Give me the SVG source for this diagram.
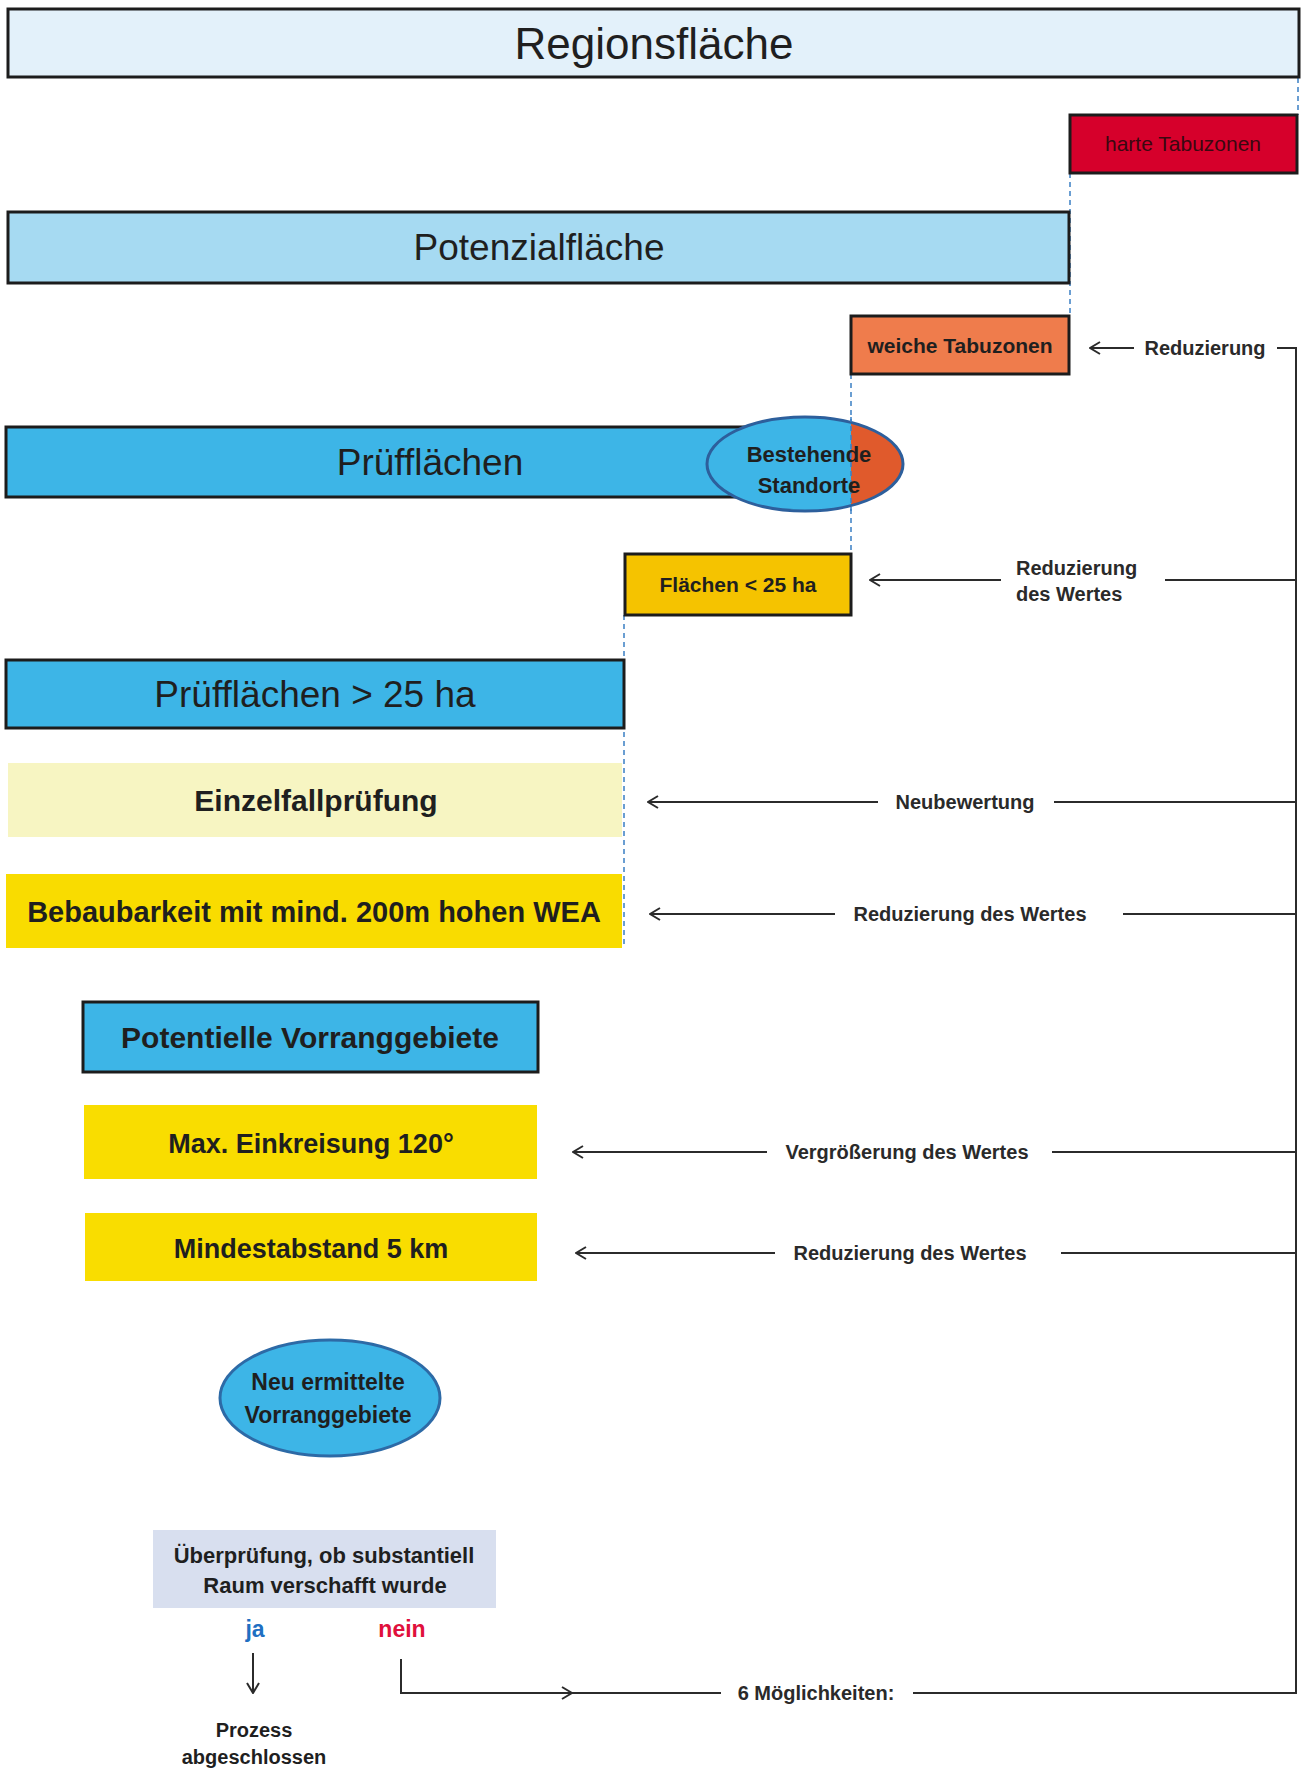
<svg xmlns="http://www.w3.org/2000/svg" width="1301" height="1769" viewBox="0 0 1301 1769">
<style>
  .t { font-family: "Liberation Sans", Arial, sans-serif; fill: #1f1f1f; text-anchor: middle; }
  .b { font-weight: bold; }
  .bar { stroke: #1c1c1c; stroke-width: 3; }
  .guide { stroke: #3a7fc4; stroke-width: 1.5; stroke-dasharray: 5 4; fill: none; }
  .conn { stroke: #2b2b2b; stroke-width: 2; fill: none; }
  .lbl { font-family: "Liberation Sans", Arial, sans-serif; font-weight: bold; font-size: 20px; fill: #2a2a2a; }
</style>
<defs>
  <marker id="arr" viewBox="0 0 12 14" refX="11" refY="7" markerWidth="12" markerHeight="14" markerUnits="userSpaceOnUse" orient="auto">
    <path d="M1,1 L11,7 L1,13" fill="none" stroke="#2b2b2b" stroke-width="2"/>
  </marker>
  <clipPath id="rightOf851">
    <rect x="851" y="400" width="100" height="130"/>
  </clipPath>
</defs>
<rect width="1301" height="1769" fill="#ffffff"/>

<g id="guides">
  <line class="guide" x1="1298" y1="78" x2="1298" y2="115"/>
  <line class="guide" x1="1070" y1="173" x2="1070" y2="316"/>
  <line class="guide" x1="851" y1="374" x2="851" y2="554"/>
  <line class="guide" x1="624" y1="615" x2="624" y2="948"/>
</g>

<g id="regionsflaeche">
  <rect class="bar" x="8" y="9" width="1291" height="68" fill="#e3f1fa"/>
  <text class="t" x="654" y="59" font-size="44">Regionsfläche</text>
</g>

<g id="harte-tabuzonen">
  <rect class="bar" x="1070" y="115" width="227" height="58" fill="#d6002b" stroke-width="2.5"/>
  <text class="t" x="1183" y="151" font-size="21" fill="#3a0810" style="fill:#3a0810">harte Tabuzonen</text>
</g>

<g id="potenzialflaeche">
  <rect class="bar" x="8" y="212" width="1061" height="71" fill="#a6daf2"/>
  <text class="t" x="539" y="260" font-size="37">Potenzialfläche</text>
</g>

<g id="weiche-tabuzonen">
  <rect class="bar" x="851" y="316" width="218" height="58" fill="#ef7c4c" stroke-width="2.5"/>
  <text class="t b" x="960" y="353" font-size="21">weiche Tabuzonen</text>
</g>

<g id="prueflaechen">
  <rect class="bar" x="6" y="427" width="845" height="70" fill="#3db5e7"/>
  <text class="t" x="430" y="475" font-size="37">Prüfflächen</text>
</g>

<g id="bestehende-standorte">
  <ellipse cx="805" cy="464" rx="98" ry="47" fill="#3db5e7"/>
  <ellipse cx="805" cy="464" rx="98" ry="47" fill="#e05a2c" clip-path="url(#rightOf851)"/>
  <ellipse cx="805" cy="464" rx="98" ry="47" fill="none" stroke="#2d5f9c" stroke-width="3"/>
  <line class="guide" x1="851" y1="417" x2="851" y2="511"/>
  <text class="t b" x="809" y="462" font-size="22">Bestehende</text>
  <text class="t b" x="809" y="493" font-size="22">Standorte</text>
</g>

<g id="flaechen-unter-25ha">
  <rect class="bar" x="625" y="554" width="226" height="61" fill="#f5c300" stroke-width="2.5"/>
  <text class="t b" x="738" y="592" font-size="21">Flächen &lt; 25 ha</text>
</g>

<g id="prueflaechen-ueber-25ha">
  <rect class="bar" x="6" y="660" width="618" height="68" fill="#3db5e7"/>
  <text class="t" x="315" y="707" font-size="37">Prüfflächen &gt; 25 ha</text>
</g>

<g id="einzelfallpruefung">
  <rect x="8" y="763" width="614" height="74" fill="#f7f5c2"/>
  <text class="t b" x="316" y="811" font-size="30">Einzelfallprüfung</text>
</g>

<g id="bebaubarkeit">
  <rect x="6" y="874" width="616" height="74" fill="#f9dc00"/>
  <text class="t b" x="314" y="922" font-size="29">Bebaubarkeit mit mind. 200m hohen WEA</text>
</g>

<g id="potentielle-vorranggebiete">
  <rect class="bar" x="83" y="1002" width="455" height="70" fill="#3db5e7"/>
  <text class="t b" x="310" y="1048" font-size="30">Potentielle Vorranggebiete</text>
</g>

<g id="max-einkreisung">
  <rect x="84" y="1105" width="453" height="74" fill="#f9dd00"/>
  <text class="t b" x="311" y="1153" font-size="27">Max. Einkreisung 120°</text>
</g>

<g id="mindestabstand">
  <rect x="85" y="1213" width="452" height="68" fill="#f9dd00"/>
  <text class="t b" x="311" y="1258" font-size="27">Mindestabstand 5 km</text>
</g>

<g id="neu-ermittelte-vorranggebiete">
  <ellipse cx="330" cy="1398" rx="110" ry="58" fill="#3db5e7" stroke="#2d6aa6" stroke-width="3"/>
  <text class="t b" x="328" y="1390" font-size="23">Neu ermittelte</text>
  <text class="t b" x="328" y="1423" font-size="23">Vorranggebiete</text>
</g>

<g id="ueberpruefung">
  <rect x="153" y="1530" width="343" height="78" fill="#d8dfef"/>
  <text class="t b" x="324" y="1563" font-size="22">Überprüfung, ob substantiell</text>
  <text class="t b" x="325" y="1593" font-size="22">Raum verschafft wurde</text>
</g>

<g id="ja">
  <text class="t b" x="255" y="1637" font-size="23" style="fill:#1f6fc2">ja</text>
</g>

<g id="nein">
  <text class="t b" x="402" y="1637" font-size="23" style="fill:#e0103c">nein</text>
</g>

<g id="prozess-abgeschlossen">
  <text class="t b" x="254" y="1737" font-size="20">Prozess</text>
  <text class="t b" x="254" y="1764" font-size="20">abgeschlossen</text>
</g>

<g id="connectors">
  <!-- ja arrow -->
  <line class="conn" x1="253" y1="1653" x2="253" y2="1693" marker-end="url(#arr)"/>
  <!-- nein feedback loop -->
  <path class="conn" d="M401,1659 V1693 H572" marker-end="url(#arr)"/>
  <line class="conn" x1="572" y1="1693" x2="721" y2="1693"/>
  <text class="lbl" x="816" y="1700" text-anchor="middle">6 Möglichkeiten:</text>
  <path class="conn" d="M913,1693 H1296 V348 H1277"/>

  <!-- weiche Tabuzonen -->
  <line class="conn" x1="1134" y1="348" x2="1090" y2="348" marker-end="url(#arr)"/>
  <text class="lbl" x="1205" y="355" text-anchor="middle">Reduzierung</text>

  <!-- Flächen < 25 ha -->
  <line class="conn" x1="1296" y1="580" x2="1165" y2="580"/>
  <line class="conn" x1="1001" y1="580" x2="870" y2="580" marker-end="url(#arr)"/>
  <text class="lbl" x="1016" y="575">Reduzierung</text>
  <text class="lbl" x="1016" y="601">des Wertes</text>

  <!-- Einzelfallprüfung -->
  <line class="conn" x1="1296" y1="802" x2="1054" y2="802"/>
  <line class="conn" x1="878" y1="802" x2="648" y2="802" marker-end="url(#arr)"/>
  <text class="lbl" x="965" y="809" text-anchor="middle">Neubewertung</text>

  <!-- Bebaubarkeit -->
  <line class="conn" x1="1296" y1="914" x2="1123" y2="914"/>
  <line class="conn" x1="835" y1="914" x2="650" y2="914" marker-end="url(#arr)"/>
  <text class="lbl" x="970" y="921" text-anchor="middle">Reduzierung des Wertes</text>

  <!-- Max. Einkreisung -->
  <line class="conn" x1="1296" y1="1152" x2="1052" y2="1152"/>
  <line class="conn" x1="767" y1="1152" x2="573" y2="1152" marker-end="url(#arr)"/>
  <text class="lbl" x="907" y="1159" text-anchor="middle">Vergrößerung des Wertes</text>

  <!-- Mindestabstand -->
  <line class="conn" x1="1296" y1="1253" x2="1061" y2="1253"/>
  <line class="conn" x1="775" y1="1253" x2="576" y2="1253" marker-end="url(#arr)"/>
  <text class="lbl" x="910" y="1260" text-anchor="middle">Reduzierung des Wertes</text>
</g>
</svg>
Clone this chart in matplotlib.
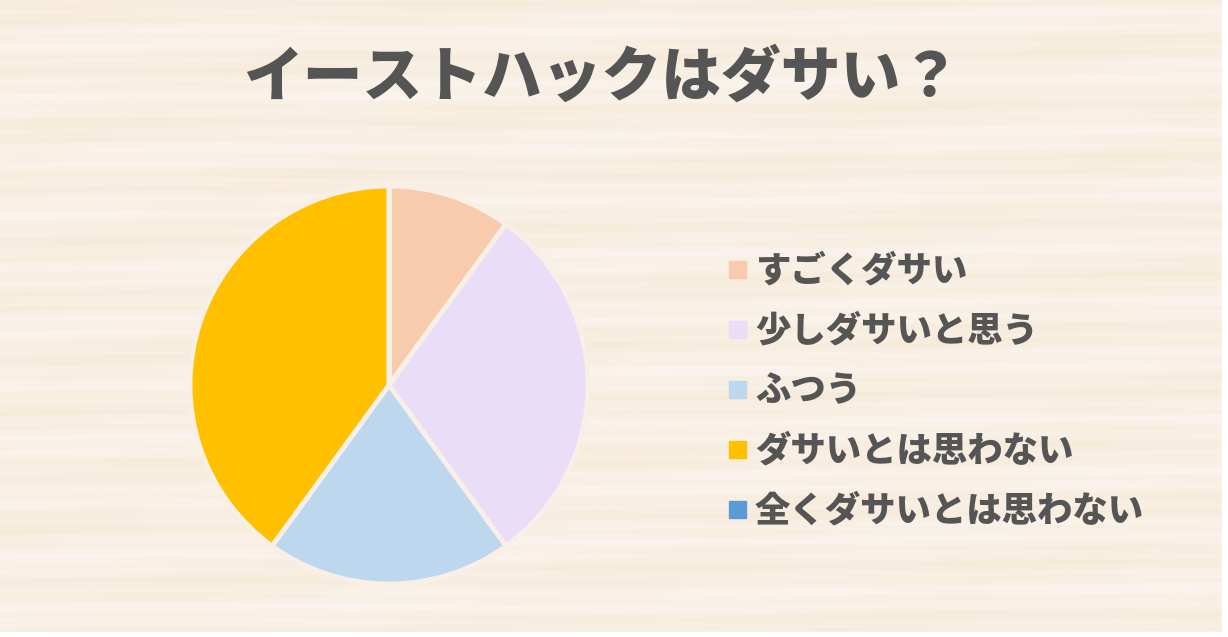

★ ★ ★

= STATED TASK =
Copy and report every line where the word "this" is present.

= WRITTEN RESPONSE =
Give me the SVG source for this diagram.
Clone this chart in matplotlib.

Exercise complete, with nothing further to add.